═════ Data excerpt
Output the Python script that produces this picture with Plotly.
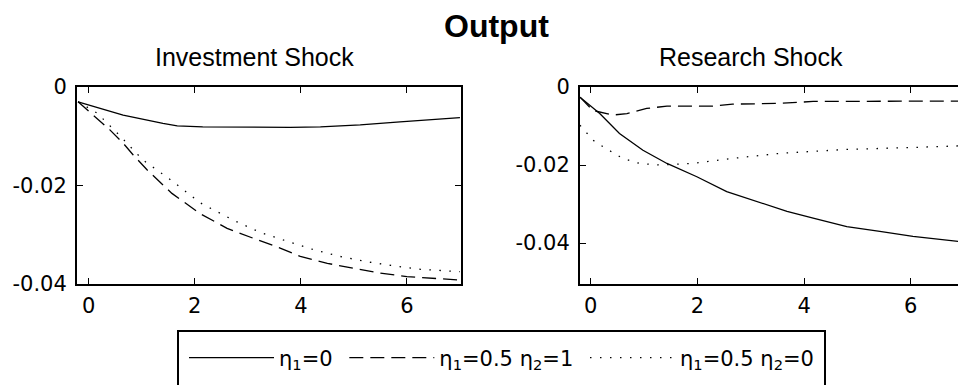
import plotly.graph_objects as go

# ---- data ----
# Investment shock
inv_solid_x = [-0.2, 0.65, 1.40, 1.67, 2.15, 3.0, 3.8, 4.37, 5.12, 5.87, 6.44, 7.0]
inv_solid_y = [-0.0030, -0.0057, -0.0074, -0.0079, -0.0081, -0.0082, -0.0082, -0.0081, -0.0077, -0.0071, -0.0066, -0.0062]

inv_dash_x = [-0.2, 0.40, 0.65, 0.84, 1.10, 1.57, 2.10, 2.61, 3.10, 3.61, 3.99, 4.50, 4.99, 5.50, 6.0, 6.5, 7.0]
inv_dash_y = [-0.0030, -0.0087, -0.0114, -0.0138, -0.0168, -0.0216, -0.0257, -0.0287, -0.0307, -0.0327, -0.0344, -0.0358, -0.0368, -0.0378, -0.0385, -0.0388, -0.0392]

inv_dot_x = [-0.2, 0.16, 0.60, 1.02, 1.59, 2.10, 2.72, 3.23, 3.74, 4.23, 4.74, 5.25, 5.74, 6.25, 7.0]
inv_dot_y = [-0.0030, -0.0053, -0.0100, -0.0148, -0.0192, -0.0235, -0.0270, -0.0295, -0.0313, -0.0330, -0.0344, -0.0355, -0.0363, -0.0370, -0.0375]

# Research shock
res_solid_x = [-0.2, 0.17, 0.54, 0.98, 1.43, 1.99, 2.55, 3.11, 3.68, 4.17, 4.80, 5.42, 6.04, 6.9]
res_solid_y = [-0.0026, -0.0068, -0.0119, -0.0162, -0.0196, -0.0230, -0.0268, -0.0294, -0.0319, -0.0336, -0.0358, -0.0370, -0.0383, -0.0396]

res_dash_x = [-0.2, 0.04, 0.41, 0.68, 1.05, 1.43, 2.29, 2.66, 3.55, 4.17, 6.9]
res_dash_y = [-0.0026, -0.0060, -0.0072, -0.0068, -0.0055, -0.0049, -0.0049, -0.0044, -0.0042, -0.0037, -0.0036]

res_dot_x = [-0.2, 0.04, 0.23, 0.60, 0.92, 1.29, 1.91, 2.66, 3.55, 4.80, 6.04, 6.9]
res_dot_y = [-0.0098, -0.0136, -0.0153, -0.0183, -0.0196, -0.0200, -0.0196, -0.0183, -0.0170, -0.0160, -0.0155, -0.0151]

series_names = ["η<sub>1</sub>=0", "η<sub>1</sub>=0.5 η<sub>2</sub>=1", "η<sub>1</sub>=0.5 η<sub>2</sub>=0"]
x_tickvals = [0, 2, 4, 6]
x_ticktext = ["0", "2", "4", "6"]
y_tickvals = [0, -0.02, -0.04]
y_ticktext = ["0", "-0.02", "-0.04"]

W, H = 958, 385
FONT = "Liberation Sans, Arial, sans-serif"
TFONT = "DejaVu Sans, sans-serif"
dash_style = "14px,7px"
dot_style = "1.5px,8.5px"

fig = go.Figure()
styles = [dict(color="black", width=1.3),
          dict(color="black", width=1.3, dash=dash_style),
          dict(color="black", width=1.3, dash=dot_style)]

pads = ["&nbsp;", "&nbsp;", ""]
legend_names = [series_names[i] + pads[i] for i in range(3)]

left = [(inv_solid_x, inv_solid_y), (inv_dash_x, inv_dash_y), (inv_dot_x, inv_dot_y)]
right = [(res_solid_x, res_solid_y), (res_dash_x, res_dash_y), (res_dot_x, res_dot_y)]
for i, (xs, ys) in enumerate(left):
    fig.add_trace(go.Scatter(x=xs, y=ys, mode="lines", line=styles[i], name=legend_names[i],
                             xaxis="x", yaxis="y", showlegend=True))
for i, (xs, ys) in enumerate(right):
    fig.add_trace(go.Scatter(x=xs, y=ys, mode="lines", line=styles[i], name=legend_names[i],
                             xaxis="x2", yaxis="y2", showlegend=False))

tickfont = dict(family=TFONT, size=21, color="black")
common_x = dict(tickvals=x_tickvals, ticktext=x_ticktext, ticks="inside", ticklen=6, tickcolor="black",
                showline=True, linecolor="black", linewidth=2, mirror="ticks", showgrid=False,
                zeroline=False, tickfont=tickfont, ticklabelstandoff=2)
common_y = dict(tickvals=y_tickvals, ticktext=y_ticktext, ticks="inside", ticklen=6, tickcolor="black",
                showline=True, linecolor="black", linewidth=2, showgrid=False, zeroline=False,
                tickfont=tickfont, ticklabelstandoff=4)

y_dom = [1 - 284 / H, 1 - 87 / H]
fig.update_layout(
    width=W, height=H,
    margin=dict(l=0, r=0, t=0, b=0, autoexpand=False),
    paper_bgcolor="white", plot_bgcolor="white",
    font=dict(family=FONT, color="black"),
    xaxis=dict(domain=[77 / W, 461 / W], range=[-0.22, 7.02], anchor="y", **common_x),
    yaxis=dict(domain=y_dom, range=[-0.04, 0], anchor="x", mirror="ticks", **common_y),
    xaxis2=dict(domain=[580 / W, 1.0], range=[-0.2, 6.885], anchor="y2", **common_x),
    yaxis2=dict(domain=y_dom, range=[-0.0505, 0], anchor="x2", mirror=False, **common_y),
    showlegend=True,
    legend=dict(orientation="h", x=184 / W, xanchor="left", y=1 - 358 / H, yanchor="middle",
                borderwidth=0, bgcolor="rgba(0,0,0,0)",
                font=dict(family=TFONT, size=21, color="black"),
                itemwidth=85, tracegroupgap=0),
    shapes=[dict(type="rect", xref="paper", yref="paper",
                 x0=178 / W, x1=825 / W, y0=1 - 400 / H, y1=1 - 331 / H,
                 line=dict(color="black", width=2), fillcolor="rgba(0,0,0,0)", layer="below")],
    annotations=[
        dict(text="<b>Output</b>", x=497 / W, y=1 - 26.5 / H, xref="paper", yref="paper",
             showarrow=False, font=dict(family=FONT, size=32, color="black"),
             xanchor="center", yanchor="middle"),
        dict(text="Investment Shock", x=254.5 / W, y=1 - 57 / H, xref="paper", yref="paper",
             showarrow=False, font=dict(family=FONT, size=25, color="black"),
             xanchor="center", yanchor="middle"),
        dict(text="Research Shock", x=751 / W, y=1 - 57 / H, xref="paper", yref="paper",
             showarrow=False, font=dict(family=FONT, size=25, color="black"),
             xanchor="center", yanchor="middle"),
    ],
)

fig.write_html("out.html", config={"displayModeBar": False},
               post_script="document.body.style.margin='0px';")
══════════
Locate and copy each line in the data above that includes the word "Output".

Output the Python script that produces this picture with Plotly.
        dict(text="<b>Output</b>", x=497 / W, y=1 - 26.5 / H, xref="paper", yref="paper",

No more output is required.